As he said, he was waiting for the invasion of Putin in Ukraine, because he always excels “the power of the possible”. “When you are very strong you get drunk on power, it makes you forget that you are human and that ultimately, all one gets is an inch of dirt and a piece of cloth to depart for the “journey”,” the Patriarch clarified.

He made it clear that the Patriarchate of Alexandria immediately condemned the Russian invasion of Ukraine. “We had the other bad experience of the ecclesiastical intrusion of the Russian Church in the Patriarchate of Alexandria and even in the poor African parishes. To these poor people came to sow their familiar “weeds” and make a cowardly ecclesiastical intrusion, in a place where for 2,000 years we have been fighting with so much humility and poverty, to help hundreds of thousands of people in immense Africa,” the Patriarch explained.

He recalled that he lived for 10 years in Ukraine, Odessa, from 1985 to 1995. “I learned their language, I studied there, I represented the Patriarchate and I know them so well and I love them so much. That’s why my pain is double. How many times did I go from Odessa to Kharkiv and Kyiv? And because I know well what beautiful people they are, what beautiful feelings they have in them, I condemned from the first moment the war between two like-minded peoples. Both the Russian people and the Ukrainian people are Orthodox. It is sad when the interests of the great, the oligarchs, have brought so many thousands of people into this situation, especially the frightened little children’s eyes. And the neighborhoods that I walked, that I met, that I loved, and maybe many of them don’t live now,” he said.

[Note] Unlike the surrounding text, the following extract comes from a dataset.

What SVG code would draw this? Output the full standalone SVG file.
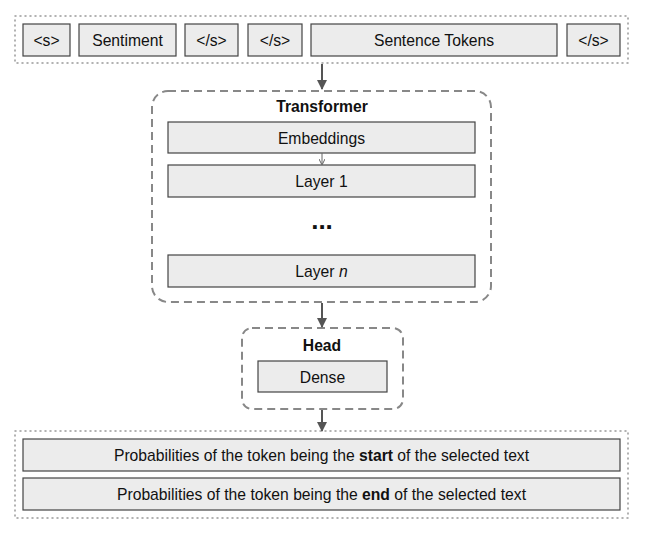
<svg xmlns="http://www.w3.org/2000/svg" width="645" height="533" viewBox="0 0 645 533">
<defs>
<marker id="ah" markerWidth="10" markerHeight="10" refX="9" refY="5" orient="auto" markerUnits="userSpaceOnUse">
<path d="M0,0 L10,5 L0,10 Z" fill="#555"/>
</marker>
<marker id="ahs" markerWidth="6" markerHeight="6" refX="5" refY="3" orient="auto" markerUnits="userSpaceOnUse">
<path d="M0,0 L6,3 L0,6" fill="none" stroke="#666" stroke-width="1"/>
</marker>
<style>
text{font-family:"Liberation Sans",Arial,sans-serif;font-size:15.7px;fill:#111;text-anchor:middle;dominant-baseline:central}
.b{font-weight:bold}
.box{fill:#ececec;stroke:#444;stroke-width:1.2}
.dot{fill:none;stroke:#999;stroke-width:1.5;stroke-dasharray:1 4;stroke-linecap:round}
.dash{fill:none;stroke:#888;stroke-width:2;stroke-dasharray:8 5}
.conn{stroke:#555;stroke-width:2;fill:none}
</style>
</defs>
<g id="input">
<rect class="dot" x="15" y="16" width="613" height="47"/>
<g id="tok-s"><rect class="box" x="23" y="24" width="47" height="32"/><text x="46.5" y="40">&lt;s&gt;</text></g>
<g id="tok-sentiment"><rect class="box" x="79" y="24" width="97" height="32"/><text x="127.5" y="40">Sentiment</text></g>
<g id="tok-end1"><rect class="box" x="185" y="24" width="53" height="32"/><text x="211.5" y="40">&lt;/s&gt;</text></g>
<g id="tok-end2"><rect class="box" x="248" y="24" width="54" height="32"/><text x="275" y="40">&lt;/s&gt;</text></g>
<g id="tok-sentence"><rect class="box" x="311" y="24" width="246" height="32"/><text x="434" y="40">Sentence Tokens</text></g>
<g id="tok-end3"><rect class="box" x="567" y="24" width="53" height="32"/><text x="593.5" y="40">&lt;/s&gt;</text></g>
</g>
<g id="transformer">
<rect class="dash" x="152" y="91" width="339" height="211" rx="16"/>
<text class="b" x="322" y="106">Transformer</text>
<g id="embeddings"><rect class="box" x="168" y="122" width="307" height="31"/><text x="321.5" y="138">Embeddings</text></g>
<g id="layer1"><rect class="box" x="168" y="165" width="307" height="32"/><text x="321.5" y="181">Layer 1</text></g>
<text class="b" x="322" y="220" style="font-size:26px">...</text>
<g id="layern"><rect class="box" x="168" y="255" width="307" height="32"/><text x="321.5" y="271">Layer <tspan font-style="italic">n</tspan></text></g>
</g>
<g id="head">
<rect class="dash" x="242" y="328" width="161" height="81" rx="10"/>
<text class="b" x="322" y="345">Head</text>
<g id="dense"><rect class="box" x="258" y="361" width="129" height="31"/><text x="322.5" y="377">Dense</text></g>
</g>
<g id="output">
<rect class="dot" x="15" y="431" width="613" height="87"/>
<g id="prob-start"><rect class="box" x="23" y="439" width="597" height="32"/><text x="321.5" y="455">Probabilities of the token being the <tspan font-weight="bold">start</tspan> of the selected text</text></g>
<g id="prob-end"><rect class="box" x="23" y="478" width="597" height="32"/><text x="321.5" y="494">Probabilities of the token being the <tspan font-weight="bold">end</tspan> of the selected text</text></g>
</g>
<g id="connectors">
<line class="conn" x1="322" y1="64" x2="322" y2="89" marker-end="url(#ah)"/>
<line x1="322" y1="153" x2="322" y2="164" stroke="#666" stroke-width="1" marker-end="url(#ahs)"/>
<line class="conn" x1="322" y1="303" x2="322" y2="327" marker-end="url(#ah)"/>
<line class="conn" x1="322" y1="410" x2="322" y2="431" marker-end="url(#ah)"/>
</g>
</svg>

Asked about the Ukrainian resistance, the Patriarch of Alexandria said that they are a very brave people. “The history of the Ukrainian people during World War II was terrible. They are a very heroic people, with a great hug of love that never hurts anyone. They’re trying to survive. I then experienced the great change from the Soviet Union to Russia, the great poverty, the hunger that we went through for 2-3 years. And yet they are proud, decent people, they will never show you poverty. They are patriots and they will defend their homeland even if the last Ukrainian has to give all his blood,” the Patriarch said.

He spoke of “a dead end on both sides”, which “will see that a World War III is not in humanity’s interest. We will have a new worst Cold War and it will be very difficult and thousands of people will pay for it”.

He made particular reference to the refugee drama, recalling that there are many refugees from Africa who are trying to cross to Europe, from Libya, and to whom he is trying to emphasize in his sermons, that “where they are going to cross the sea, the Libyan, the Mediterranean, they will not find paradise”, in an attempt to convince them to stay in their place.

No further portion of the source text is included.